** START OF RECORDS PROVIDED **
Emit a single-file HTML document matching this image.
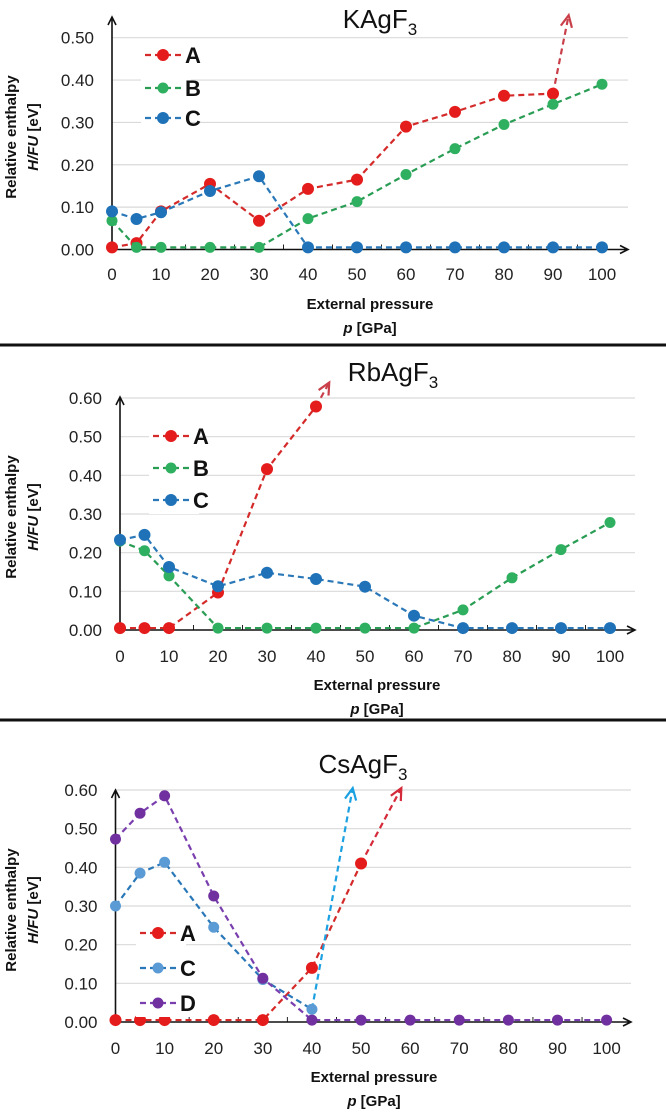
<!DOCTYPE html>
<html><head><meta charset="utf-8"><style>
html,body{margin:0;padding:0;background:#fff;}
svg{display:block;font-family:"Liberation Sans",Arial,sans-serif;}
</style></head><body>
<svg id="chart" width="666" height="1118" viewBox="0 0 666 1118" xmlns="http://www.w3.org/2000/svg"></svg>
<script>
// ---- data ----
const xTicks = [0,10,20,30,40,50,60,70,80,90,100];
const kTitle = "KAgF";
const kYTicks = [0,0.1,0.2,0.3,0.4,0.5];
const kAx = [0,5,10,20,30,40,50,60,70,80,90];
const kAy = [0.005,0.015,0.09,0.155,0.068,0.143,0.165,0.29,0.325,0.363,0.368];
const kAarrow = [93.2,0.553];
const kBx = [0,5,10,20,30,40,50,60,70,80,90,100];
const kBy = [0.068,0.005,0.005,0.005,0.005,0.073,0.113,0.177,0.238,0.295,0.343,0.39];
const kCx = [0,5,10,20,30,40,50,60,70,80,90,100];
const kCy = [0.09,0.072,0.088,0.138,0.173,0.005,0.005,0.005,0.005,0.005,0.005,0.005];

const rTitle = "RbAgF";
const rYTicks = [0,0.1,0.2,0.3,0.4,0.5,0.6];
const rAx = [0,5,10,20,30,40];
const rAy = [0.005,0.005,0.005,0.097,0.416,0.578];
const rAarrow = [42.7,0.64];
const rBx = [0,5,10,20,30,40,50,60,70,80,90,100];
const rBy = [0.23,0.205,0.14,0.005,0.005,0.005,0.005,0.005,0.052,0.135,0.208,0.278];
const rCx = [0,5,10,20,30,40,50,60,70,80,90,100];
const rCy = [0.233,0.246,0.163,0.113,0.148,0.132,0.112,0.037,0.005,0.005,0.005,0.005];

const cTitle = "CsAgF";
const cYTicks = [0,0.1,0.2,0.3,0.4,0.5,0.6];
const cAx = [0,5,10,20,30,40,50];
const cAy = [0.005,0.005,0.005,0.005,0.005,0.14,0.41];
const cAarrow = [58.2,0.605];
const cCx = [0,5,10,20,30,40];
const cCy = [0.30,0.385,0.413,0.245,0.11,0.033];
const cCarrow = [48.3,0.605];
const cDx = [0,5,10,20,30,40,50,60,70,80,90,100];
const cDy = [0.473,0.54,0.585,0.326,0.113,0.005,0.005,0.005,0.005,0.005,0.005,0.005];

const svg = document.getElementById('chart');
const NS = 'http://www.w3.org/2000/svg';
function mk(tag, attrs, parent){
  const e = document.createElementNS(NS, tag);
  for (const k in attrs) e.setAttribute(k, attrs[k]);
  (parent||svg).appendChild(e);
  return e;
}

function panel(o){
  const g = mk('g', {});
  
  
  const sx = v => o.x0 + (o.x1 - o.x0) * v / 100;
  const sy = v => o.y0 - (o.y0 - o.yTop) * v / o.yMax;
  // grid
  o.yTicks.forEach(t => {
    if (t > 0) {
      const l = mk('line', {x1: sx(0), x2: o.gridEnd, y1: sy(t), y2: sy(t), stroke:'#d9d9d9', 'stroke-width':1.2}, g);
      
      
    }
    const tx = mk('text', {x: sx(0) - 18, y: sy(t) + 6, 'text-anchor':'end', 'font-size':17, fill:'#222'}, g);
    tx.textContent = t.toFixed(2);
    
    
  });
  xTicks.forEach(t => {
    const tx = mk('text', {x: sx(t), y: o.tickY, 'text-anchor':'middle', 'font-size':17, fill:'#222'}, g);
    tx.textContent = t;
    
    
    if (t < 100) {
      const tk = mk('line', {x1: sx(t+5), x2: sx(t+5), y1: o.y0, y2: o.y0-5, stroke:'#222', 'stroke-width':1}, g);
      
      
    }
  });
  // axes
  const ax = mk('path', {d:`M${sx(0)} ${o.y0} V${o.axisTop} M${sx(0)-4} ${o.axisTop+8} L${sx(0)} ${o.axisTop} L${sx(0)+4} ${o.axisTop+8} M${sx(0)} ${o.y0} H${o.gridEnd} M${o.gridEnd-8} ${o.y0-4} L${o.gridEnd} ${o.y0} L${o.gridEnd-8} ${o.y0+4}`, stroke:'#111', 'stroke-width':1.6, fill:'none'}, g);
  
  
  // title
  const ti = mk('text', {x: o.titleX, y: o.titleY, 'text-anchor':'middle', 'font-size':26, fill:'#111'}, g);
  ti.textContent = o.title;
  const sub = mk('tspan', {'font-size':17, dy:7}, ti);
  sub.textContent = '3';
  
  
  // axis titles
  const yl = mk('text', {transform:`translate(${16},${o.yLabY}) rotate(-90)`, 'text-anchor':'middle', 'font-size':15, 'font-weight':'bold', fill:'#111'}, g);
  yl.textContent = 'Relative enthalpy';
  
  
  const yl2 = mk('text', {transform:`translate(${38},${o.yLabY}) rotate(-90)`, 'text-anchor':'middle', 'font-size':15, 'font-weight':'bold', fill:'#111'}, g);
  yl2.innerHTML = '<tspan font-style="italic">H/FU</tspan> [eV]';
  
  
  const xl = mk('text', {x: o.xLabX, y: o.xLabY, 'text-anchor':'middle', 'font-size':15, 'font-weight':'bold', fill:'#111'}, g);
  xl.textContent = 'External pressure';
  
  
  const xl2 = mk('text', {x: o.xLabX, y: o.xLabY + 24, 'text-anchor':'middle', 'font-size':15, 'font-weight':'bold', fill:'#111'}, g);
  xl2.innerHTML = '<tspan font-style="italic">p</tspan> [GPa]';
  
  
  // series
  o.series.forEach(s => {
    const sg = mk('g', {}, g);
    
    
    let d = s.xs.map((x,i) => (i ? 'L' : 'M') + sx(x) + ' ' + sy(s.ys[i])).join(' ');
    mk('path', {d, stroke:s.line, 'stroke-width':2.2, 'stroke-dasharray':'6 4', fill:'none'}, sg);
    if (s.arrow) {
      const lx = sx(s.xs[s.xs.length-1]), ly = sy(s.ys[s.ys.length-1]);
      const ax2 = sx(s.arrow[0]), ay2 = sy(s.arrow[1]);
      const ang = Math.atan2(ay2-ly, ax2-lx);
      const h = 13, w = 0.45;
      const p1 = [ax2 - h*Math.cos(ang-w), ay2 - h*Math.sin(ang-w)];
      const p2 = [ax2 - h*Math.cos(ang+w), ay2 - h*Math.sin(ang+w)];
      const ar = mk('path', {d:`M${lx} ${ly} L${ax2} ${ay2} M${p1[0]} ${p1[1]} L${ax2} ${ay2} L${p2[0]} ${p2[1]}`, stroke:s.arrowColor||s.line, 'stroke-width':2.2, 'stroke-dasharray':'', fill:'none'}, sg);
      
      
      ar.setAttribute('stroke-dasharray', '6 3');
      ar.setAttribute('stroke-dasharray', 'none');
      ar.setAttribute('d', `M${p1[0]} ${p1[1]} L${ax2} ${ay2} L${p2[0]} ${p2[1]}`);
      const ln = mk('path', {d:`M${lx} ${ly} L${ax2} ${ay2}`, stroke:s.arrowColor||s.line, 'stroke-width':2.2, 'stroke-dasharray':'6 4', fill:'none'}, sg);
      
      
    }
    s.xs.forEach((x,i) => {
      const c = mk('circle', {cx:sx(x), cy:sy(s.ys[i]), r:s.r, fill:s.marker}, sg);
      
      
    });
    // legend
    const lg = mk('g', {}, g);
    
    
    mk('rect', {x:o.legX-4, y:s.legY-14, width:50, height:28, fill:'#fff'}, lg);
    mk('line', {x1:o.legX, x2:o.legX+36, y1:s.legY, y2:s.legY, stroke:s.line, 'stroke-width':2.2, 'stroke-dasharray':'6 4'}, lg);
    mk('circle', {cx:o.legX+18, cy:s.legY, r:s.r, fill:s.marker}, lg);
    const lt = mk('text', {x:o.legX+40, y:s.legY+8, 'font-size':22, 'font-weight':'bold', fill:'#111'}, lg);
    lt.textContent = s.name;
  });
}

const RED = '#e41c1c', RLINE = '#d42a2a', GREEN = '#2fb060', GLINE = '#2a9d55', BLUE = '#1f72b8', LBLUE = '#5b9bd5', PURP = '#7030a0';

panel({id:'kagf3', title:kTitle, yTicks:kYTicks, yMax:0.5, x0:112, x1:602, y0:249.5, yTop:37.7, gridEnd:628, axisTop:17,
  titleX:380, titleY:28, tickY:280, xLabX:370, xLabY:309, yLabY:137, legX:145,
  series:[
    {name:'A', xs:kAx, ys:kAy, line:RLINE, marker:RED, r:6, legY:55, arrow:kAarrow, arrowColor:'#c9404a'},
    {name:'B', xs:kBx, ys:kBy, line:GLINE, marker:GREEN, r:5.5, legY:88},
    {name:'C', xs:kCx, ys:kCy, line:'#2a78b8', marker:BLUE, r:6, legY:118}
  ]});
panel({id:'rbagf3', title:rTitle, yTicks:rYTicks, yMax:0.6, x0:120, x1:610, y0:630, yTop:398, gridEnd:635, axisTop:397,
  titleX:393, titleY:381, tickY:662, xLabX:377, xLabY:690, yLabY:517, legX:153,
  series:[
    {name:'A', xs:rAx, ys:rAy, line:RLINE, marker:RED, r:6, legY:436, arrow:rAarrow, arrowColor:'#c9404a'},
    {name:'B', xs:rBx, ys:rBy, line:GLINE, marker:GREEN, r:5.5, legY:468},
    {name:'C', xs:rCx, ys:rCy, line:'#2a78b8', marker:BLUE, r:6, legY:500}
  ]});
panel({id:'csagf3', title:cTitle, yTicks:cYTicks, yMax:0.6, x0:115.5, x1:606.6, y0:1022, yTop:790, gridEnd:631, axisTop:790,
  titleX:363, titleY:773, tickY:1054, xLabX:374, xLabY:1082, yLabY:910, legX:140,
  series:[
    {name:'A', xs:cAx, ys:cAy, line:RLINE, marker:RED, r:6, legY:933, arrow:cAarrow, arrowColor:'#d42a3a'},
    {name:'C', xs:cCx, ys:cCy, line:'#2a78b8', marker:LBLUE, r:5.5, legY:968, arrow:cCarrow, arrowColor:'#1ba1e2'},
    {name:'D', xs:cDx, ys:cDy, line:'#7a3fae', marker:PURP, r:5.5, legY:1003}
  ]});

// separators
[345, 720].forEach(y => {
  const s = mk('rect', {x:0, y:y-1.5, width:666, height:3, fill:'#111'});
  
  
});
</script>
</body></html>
** END OF RECORDS PROVIDED **
** START OF RECORDS PROVIDED **
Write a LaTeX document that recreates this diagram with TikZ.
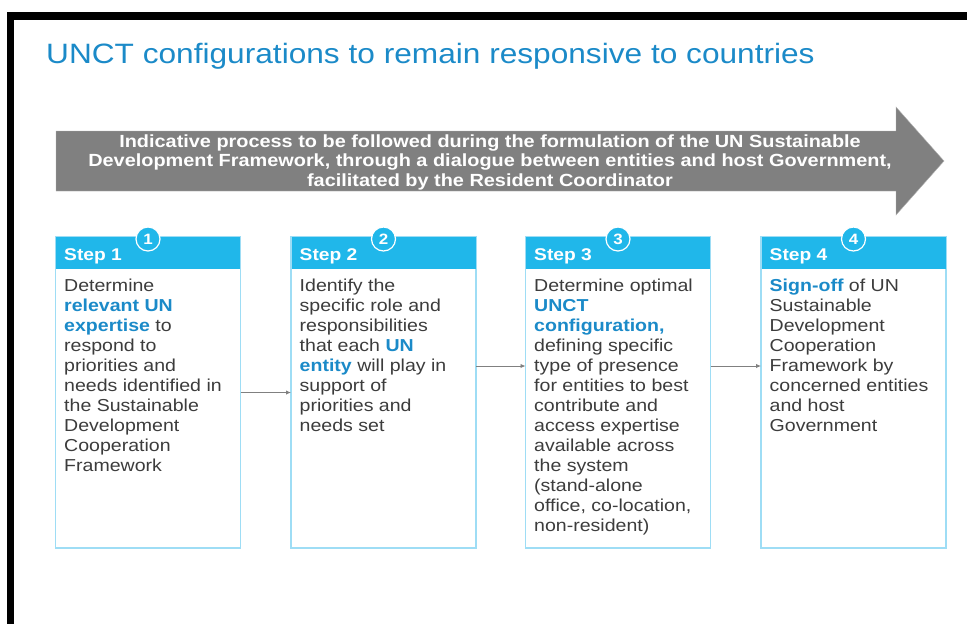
** END OF RECORDS PROVIDED **
** START OF RECORDS PROVIDED **
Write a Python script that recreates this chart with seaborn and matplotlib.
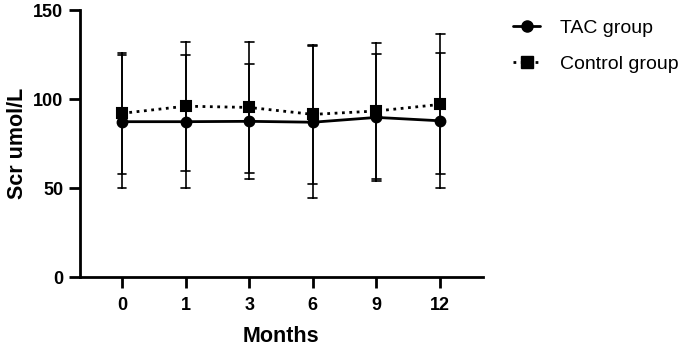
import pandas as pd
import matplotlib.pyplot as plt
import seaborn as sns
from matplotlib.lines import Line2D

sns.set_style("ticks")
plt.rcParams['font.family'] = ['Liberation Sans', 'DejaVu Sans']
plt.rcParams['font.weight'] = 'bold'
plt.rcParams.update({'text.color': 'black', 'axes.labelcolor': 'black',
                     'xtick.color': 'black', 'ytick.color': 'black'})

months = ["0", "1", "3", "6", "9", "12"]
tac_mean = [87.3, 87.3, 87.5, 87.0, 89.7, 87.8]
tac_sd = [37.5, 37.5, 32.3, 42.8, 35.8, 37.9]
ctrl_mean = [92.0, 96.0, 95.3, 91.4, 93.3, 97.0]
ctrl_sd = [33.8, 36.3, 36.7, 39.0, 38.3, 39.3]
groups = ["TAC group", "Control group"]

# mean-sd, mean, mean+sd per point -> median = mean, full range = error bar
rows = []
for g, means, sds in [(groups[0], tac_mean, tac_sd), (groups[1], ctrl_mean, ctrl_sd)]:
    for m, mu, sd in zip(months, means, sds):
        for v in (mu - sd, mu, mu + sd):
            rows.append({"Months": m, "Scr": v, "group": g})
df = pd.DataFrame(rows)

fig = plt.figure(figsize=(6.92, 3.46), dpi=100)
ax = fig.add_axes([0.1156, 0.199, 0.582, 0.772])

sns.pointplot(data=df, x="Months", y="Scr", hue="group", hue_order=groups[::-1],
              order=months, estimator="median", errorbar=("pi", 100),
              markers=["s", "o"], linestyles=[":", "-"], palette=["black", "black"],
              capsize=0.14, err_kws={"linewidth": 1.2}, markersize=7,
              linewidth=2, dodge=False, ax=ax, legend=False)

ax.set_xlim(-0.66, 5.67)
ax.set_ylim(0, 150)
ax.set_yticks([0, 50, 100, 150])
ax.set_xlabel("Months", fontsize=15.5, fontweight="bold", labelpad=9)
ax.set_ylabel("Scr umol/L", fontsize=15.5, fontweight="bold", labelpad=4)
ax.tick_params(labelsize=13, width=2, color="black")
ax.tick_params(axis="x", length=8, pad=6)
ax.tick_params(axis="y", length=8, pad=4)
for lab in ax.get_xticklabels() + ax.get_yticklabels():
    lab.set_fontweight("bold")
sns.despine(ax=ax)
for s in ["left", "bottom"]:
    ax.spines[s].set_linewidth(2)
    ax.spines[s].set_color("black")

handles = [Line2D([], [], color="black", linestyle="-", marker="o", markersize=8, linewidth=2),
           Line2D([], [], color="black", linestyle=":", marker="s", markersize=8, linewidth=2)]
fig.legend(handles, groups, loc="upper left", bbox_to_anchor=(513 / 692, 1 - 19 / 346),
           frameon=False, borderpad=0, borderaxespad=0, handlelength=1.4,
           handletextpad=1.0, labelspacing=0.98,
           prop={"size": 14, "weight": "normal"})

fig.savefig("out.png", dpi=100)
** END OF RECORDS PROVIDED **
WORK INSTRUCTIONS: Take each line containing the string "this" and copy it out.

EXPECTED OUTPUT:
Emit a single-file HTML document matching this image.
Write a LaTeX document that recreates this diagram with TikZ.
Write a Python script that recreates this chart with seaborn and matplotlib.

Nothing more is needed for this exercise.